**Goal of the exercise:** Leaving the pictures out, print the lines from the first line of the listing through the line containing "x_minor = [10, 30, 50, 70, 90, 110, 130]", exactly as they read, and no others.

**Source excerpt:**
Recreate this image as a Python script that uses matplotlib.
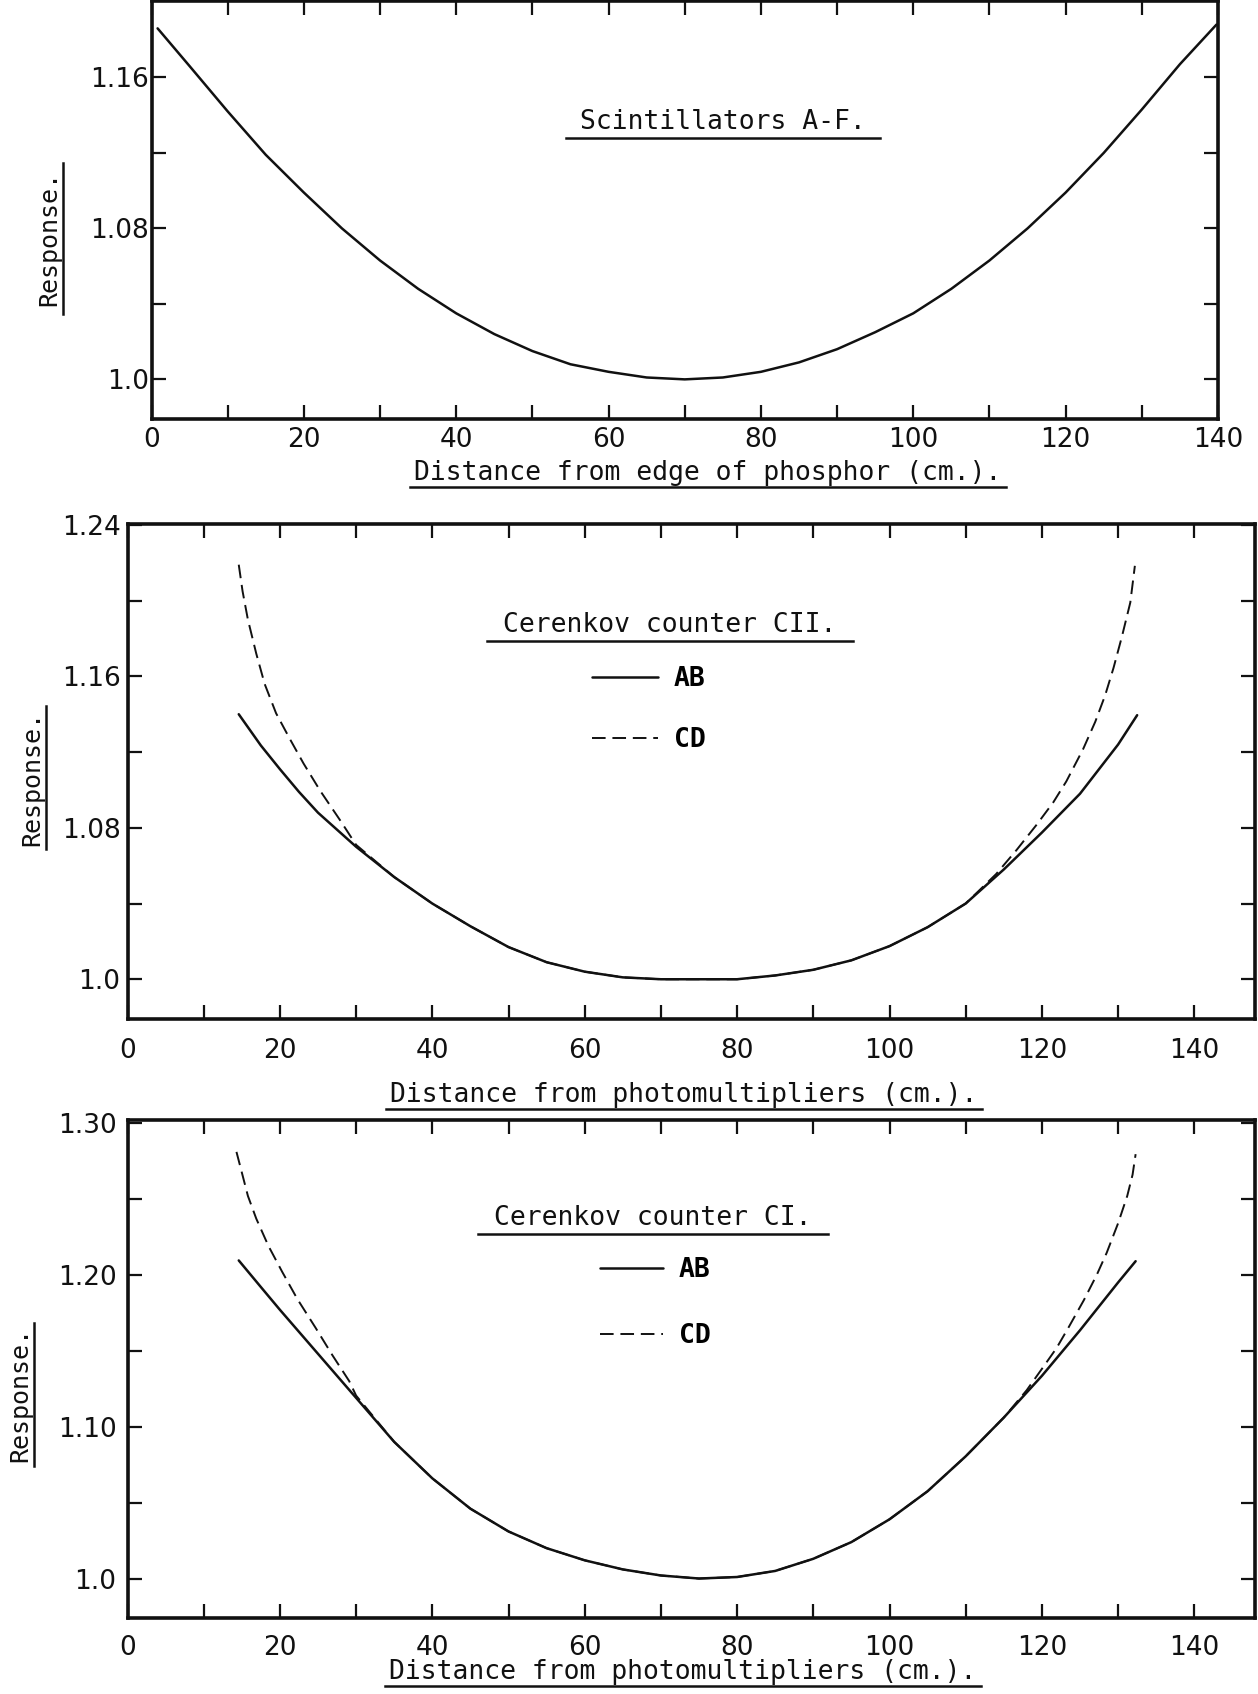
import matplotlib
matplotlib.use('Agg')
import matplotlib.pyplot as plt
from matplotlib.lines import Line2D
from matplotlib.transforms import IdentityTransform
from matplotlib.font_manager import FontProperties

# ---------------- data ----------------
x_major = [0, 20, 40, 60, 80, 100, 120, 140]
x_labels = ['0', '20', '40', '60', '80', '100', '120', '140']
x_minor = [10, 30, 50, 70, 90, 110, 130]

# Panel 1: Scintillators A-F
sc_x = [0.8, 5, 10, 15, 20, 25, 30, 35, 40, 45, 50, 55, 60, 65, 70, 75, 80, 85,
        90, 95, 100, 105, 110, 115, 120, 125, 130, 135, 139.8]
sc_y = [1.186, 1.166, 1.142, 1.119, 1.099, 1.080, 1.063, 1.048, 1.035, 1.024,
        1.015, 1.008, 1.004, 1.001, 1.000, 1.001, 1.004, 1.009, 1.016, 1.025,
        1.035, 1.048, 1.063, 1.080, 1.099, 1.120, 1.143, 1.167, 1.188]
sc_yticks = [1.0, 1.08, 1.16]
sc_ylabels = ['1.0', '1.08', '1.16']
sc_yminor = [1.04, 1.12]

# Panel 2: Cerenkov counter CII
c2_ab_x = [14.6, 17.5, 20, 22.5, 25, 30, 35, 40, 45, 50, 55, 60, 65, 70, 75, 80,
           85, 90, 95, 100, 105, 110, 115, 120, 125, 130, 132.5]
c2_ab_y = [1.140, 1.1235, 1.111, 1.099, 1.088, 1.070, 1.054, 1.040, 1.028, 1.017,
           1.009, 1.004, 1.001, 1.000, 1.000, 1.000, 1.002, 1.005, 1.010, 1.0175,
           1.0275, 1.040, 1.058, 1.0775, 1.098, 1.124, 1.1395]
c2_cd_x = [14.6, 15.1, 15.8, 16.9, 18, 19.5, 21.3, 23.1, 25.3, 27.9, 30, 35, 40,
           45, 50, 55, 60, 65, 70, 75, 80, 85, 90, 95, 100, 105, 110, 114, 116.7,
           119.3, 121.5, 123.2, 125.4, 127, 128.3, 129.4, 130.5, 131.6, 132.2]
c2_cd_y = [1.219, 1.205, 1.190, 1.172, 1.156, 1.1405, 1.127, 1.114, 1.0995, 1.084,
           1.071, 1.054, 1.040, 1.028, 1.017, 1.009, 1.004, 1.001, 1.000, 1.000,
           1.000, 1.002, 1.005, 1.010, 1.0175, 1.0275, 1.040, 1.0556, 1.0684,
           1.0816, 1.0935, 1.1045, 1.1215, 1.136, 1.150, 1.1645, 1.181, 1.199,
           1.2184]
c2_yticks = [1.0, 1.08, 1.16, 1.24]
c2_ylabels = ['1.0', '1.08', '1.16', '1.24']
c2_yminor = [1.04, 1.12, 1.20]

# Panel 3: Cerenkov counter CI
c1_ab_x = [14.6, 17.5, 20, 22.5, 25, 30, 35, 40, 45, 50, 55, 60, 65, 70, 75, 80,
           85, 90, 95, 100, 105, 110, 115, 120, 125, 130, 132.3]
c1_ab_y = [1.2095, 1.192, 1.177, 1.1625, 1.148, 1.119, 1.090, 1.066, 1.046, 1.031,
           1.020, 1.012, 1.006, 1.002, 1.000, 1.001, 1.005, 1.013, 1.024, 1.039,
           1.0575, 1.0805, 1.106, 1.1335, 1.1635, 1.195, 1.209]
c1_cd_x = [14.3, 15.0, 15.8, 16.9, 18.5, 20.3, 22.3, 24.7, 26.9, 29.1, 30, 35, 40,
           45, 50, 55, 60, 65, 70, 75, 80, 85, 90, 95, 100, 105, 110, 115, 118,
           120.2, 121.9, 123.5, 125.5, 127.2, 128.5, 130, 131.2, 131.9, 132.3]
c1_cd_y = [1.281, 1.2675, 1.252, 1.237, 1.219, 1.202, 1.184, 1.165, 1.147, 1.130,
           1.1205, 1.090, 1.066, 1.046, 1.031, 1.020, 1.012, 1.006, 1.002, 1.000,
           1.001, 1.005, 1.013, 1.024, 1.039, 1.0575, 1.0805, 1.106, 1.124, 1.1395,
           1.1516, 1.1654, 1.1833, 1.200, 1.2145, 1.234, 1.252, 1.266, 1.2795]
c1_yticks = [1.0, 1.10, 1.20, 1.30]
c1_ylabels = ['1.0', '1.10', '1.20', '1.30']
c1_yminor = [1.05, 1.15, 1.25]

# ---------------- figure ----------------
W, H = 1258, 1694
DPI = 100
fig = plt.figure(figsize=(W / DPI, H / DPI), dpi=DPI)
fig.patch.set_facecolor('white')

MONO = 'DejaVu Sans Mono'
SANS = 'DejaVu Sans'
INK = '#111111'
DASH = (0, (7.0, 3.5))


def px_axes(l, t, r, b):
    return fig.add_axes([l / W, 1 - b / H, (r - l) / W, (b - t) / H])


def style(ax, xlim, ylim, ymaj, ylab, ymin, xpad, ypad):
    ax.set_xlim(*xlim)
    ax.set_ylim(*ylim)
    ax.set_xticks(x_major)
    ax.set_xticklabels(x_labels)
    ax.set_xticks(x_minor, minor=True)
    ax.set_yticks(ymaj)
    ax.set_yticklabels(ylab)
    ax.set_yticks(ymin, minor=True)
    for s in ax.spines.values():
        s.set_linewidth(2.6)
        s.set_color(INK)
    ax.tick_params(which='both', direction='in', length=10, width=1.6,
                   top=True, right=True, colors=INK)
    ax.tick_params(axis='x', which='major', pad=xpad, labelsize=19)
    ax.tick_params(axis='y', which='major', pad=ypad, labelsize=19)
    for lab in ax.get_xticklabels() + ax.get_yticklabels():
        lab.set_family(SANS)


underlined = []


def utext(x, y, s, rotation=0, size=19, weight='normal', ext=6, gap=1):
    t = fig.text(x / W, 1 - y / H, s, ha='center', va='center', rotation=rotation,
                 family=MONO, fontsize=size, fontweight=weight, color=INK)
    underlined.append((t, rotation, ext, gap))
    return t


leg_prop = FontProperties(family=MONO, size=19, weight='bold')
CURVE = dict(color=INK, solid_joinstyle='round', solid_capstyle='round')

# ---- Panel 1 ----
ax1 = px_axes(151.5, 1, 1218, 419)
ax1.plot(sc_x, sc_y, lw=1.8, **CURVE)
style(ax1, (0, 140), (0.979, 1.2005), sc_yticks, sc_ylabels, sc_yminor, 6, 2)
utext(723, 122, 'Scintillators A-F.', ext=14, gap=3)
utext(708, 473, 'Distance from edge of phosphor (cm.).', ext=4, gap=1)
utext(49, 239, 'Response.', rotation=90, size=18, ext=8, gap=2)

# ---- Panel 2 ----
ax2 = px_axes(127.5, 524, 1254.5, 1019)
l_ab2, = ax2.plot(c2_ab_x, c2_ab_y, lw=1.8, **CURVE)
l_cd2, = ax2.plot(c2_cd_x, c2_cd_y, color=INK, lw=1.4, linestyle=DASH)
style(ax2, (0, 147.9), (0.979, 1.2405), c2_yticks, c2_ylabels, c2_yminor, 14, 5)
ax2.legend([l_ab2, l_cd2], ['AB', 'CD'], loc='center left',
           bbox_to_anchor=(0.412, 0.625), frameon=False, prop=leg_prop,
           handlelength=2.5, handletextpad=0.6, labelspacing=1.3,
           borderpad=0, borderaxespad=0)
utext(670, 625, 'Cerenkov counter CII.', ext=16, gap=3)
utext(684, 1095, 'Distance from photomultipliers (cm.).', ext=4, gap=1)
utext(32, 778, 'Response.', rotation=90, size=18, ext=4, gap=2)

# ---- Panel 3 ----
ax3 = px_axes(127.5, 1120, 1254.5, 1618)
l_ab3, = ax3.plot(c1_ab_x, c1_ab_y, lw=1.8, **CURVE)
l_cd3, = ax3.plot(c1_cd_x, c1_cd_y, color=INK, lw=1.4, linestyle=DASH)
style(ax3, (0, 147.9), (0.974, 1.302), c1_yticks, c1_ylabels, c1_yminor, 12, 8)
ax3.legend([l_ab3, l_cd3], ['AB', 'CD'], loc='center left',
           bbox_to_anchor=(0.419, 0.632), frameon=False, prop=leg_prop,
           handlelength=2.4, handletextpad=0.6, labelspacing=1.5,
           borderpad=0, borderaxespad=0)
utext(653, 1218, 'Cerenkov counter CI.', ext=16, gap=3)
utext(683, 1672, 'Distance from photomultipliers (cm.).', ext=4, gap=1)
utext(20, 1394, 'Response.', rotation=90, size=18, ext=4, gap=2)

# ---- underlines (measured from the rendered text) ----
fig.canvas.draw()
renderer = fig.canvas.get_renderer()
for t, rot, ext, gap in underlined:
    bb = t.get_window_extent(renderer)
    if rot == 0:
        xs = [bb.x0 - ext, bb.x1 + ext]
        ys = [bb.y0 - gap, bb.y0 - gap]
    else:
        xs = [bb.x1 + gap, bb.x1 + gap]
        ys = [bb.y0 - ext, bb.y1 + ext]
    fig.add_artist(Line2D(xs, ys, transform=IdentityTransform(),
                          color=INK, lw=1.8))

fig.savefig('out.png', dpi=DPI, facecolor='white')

**Problem solution:**
Recreate this image as a Python script that uses matplotlib.
import matplotlib
matplotlib.use('Agg')
import matplotlib.pyplot as plt
from matplotlib.lines import Line2D
from matplotlib.transforms import IdentityTransform
from matplotlib.font_manager import FontProperties

# ---------------- data ----------------
x_major = [0, 20, 40, 60, 80, 100, 120, 140]
x_labels = ['0', '20', '40', '60', '80', '100', '120', '140']
x_minor = [10, 30, 50, 70, 90, 110, 130]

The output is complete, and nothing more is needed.